ESMA proposes to include ETDs in EMIR’s arrangements for CCPs
The European Securities and Markets Authority (ESMA) has issued today its final report on interoperability arrangements between EU-based clearing houses (CCPs) required under the European Markets Infrastructure Regulation (EMIR) and related Guidelines and Recommendations. In its report, ESMA recommends to extend the EMIR provisions related to interoperability arrangements to Exchange-Traded Derivatives (ETDs). A further extension to OTC derivatives will be assessed at a later stage.

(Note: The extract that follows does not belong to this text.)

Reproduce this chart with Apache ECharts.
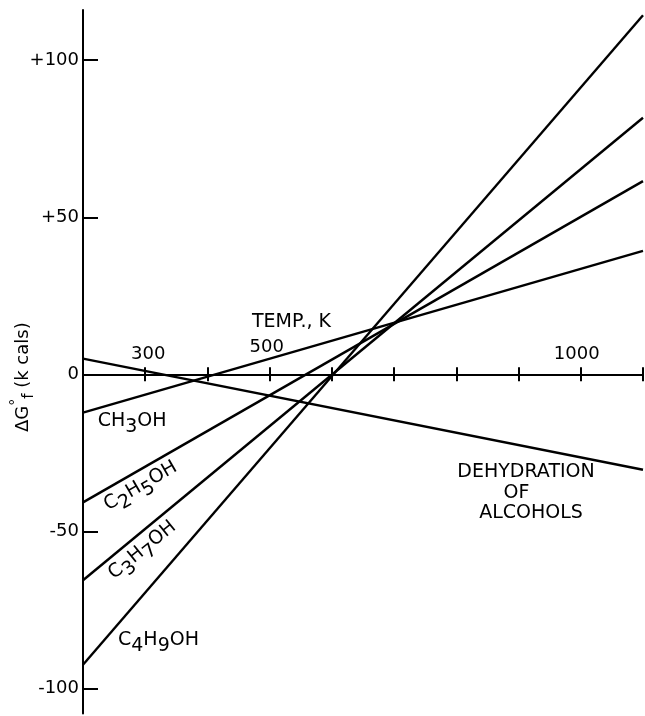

The report provides a mapping and a description of the current interoperability arrangements between EU CCPs for different product types i.e. EU equities, EU government bonds and EU ETDs. In addition, it examines the reasons for extending the current EMIR framework to derivatives taking into account the corresponding costs and benefits to then conclude on the opportunity of such extension and its scope, i.e. restricted to ETDs and not yet to OTC derivatives.
ESMA will submit the final report to the European Commission, Parliament and Council so that its recommendation be endorsed and implemented. In the future ESMA may, if it deemed appropriate, ask to further extend the EMIR framework to OTC derivatives. ESMA will also cooperate with the Commission on the annual assessment of systemic risk and cost implication of interoperability arrangements.